_Task brief_
How many lines of these entries hold the string "that"? Answer with the number alone.

_Input rows_
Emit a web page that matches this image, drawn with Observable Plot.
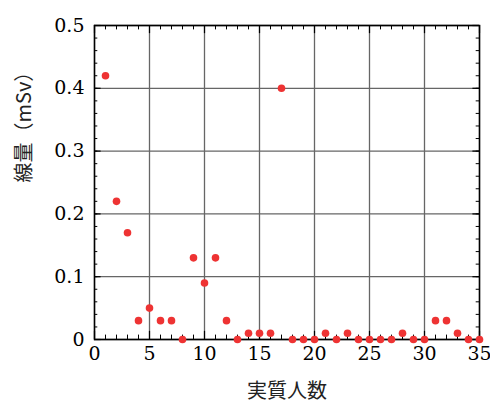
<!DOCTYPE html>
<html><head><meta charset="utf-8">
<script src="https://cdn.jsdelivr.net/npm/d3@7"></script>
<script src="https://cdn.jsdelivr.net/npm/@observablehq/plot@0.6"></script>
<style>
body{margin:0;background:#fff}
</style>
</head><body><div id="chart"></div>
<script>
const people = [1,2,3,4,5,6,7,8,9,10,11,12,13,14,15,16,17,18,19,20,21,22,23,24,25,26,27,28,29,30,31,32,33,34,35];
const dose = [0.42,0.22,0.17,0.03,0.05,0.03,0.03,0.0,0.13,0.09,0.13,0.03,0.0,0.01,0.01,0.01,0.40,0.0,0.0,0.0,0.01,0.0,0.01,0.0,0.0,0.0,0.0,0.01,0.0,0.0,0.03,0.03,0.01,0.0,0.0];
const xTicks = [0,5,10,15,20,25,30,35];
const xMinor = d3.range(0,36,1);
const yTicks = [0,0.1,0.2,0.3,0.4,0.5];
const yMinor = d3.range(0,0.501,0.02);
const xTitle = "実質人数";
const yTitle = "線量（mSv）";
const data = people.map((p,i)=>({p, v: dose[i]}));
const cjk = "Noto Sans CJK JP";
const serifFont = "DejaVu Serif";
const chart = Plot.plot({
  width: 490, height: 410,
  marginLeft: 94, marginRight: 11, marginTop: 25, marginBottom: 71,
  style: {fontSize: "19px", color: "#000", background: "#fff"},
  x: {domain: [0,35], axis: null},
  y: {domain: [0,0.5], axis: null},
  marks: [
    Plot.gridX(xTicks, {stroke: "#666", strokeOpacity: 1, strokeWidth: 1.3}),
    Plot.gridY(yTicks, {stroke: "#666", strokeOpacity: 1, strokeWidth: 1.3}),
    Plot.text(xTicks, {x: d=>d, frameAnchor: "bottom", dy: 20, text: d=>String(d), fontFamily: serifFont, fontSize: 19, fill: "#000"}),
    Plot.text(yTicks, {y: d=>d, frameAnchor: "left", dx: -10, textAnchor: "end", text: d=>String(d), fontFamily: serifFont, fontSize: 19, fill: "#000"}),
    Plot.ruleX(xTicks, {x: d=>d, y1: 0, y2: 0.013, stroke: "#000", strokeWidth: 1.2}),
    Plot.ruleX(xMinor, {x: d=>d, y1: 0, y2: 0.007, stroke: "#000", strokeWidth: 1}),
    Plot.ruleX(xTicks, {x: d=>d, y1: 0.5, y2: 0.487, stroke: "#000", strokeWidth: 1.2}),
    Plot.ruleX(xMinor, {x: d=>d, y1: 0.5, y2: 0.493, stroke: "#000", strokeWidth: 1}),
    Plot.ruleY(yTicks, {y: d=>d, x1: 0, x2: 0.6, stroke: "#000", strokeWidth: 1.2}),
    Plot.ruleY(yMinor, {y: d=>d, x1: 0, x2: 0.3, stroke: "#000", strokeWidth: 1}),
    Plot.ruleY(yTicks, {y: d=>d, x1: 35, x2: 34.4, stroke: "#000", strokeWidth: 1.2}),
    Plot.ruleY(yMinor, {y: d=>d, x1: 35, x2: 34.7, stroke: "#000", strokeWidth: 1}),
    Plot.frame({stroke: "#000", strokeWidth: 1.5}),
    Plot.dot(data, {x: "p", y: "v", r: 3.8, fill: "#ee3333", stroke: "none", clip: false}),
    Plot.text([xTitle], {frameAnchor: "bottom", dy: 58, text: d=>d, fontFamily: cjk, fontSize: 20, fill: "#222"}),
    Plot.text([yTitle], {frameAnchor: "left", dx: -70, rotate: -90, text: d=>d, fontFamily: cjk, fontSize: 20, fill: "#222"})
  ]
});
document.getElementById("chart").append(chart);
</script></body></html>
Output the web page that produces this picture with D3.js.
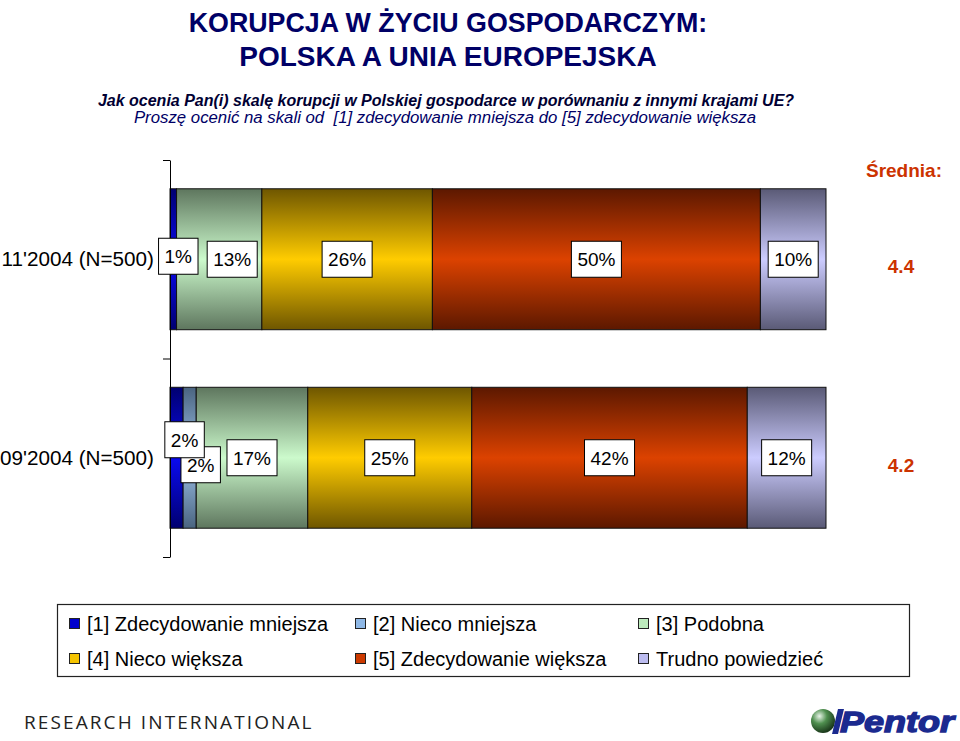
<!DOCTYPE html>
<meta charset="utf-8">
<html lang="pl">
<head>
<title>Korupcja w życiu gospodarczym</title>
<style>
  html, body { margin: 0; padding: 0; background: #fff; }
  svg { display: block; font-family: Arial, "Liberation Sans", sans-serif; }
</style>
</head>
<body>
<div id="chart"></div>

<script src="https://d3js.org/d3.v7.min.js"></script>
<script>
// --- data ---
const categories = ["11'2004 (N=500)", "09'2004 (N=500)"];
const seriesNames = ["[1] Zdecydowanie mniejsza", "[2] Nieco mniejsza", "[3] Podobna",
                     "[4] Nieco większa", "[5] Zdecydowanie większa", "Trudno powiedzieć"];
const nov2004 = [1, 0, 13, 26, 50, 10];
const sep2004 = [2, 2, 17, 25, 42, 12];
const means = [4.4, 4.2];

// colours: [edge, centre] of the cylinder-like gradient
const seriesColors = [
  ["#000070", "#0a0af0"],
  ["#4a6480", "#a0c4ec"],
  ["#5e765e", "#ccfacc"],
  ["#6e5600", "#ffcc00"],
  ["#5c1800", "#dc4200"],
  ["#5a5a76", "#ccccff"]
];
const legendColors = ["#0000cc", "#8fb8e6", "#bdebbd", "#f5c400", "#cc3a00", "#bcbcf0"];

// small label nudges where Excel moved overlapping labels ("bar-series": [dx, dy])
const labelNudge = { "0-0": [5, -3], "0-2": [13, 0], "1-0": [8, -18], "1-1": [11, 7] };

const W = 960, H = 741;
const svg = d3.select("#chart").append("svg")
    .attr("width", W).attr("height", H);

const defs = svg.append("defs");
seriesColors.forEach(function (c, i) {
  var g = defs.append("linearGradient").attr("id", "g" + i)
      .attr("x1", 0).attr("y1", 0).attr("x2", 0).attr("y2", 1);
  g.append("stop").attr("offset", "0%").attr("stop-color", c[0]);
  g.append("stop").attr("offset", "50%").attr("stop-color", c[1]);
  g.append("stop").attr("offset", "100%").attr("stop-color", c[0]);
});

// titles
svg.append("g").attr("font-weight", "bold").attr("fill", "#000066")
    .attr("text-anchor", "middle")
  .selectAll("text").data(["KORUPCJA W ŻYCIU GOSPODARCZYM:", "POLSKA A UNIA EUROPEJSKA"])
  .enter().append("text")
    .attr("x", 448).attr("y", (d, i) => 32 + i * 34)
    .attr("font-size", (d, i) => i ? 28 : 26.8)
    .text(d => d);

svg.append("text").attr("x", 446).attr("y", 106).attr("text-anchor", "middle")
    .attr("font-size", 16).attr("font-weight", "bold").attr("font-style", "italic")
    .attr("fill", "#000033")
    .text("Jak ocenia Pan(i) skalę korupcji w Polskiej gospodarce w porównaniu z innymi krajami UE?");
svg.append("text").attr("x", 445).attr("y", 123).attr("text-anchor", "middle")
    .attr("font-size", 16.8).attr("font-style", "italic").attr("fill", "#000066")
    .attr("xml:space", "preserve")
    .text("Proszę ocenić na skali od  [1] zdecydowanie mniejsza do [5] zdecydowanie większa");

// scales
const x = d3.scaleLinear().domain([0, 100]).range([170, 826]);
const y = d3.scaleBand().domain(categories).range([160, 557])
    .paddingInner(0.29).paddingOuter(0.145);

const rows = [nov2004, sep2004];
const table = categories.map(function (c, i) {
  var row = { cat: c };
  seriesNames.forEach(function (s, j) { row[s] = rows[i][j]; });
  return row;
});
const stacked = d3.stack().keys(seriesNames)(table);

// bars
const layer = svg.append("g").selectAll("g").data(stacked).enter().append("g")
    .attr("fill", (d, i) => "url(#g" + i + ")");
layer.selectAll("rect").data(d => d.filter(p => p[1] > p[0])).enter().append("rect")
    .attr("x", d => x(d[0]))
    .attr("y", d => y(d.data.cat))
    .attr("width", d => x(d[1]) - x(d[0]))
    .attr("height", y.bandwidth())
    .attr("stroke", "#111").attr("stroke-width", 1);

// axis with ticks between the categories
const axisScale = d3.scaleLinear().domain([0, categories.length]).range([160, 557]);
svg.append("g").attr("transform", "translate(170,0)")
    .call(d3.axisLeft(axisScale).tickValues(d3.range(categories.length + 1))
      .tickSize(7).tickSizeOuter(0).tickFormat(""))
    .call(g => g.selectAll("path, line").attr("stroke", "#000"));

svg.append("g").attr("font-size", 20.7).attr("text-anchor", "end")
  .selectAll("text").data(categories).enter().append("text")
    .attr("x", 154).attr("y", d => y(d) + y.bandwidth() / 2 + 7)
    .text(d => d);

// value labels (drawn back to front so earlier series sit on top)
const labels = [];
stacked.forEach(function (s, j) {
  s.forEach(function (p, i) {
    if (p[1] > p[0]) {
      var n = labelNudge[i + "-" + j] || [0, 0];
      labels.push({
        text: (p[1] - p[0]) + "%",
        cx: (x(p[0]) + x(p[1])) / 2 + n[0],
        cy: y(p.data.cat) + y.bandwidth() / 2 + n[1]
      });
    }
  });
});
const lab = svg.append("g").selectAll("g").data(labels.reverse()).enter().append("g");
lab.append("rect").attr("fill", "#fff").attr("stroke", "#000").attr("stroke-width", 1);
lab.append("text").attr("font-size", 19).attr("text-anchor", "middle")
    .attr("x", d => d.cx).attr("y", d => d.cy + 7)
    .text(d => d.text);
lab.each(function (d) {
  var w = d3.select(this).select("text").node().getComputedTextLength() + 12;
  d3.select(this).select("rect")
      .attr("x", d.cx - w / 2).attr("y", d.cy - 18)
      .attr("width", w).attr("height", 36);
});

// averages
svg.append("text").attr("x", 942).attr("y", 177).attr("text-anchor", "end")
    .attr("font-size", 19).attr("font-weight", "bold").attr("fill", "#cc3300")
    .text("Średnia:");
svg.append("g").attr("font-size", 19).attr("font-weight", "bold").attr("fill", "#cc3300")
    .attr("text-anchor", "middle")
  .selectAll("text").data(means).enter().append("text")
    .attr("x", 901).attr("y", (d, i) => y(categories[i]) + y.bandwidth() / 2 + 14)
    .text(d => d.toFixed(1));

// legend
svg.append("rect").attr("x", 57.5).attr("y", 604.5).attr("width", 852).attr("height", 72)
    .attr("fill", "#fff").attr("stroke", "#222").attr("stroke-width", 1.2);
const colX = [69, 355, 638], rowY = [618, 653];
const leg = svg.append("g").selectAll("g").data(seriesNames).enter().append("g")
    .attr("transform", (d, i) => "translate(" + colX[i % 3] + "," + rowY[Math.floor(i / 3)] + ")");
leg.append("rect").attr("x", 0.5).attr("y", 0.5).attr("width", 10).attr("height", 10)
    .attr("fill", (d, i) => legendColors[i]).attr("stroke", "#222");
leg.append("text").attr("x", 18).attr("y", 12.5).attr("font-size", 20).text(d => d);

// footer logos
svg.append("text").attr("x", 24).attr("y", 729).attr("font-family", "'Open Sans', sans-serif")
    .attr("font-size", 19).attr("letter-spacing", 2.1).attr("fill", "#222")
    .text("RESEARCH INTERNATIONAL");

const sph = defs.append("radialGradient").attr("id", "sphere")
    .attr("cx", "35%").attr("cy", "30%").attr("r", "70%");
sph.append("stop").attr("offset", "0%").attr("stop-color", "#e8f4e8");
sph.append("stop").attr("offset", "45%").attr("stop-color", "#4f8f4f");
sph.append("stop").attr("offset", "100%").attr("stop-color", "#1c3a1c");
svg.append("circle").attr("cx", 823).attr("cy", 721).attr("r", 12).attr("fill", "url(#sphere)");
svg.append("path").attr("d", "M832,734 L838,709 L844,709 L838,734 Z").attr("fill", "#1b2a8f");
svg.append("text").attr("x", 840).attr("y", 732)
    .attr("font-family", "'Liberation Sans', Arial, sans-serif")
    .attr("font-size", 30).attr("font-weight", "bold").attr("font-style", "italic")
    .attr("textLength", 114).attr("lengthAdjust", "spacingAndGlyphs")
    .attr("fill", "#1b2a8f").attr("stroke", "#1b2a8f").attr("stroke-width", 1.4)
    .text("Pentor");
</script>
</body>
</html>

_Full answer_
2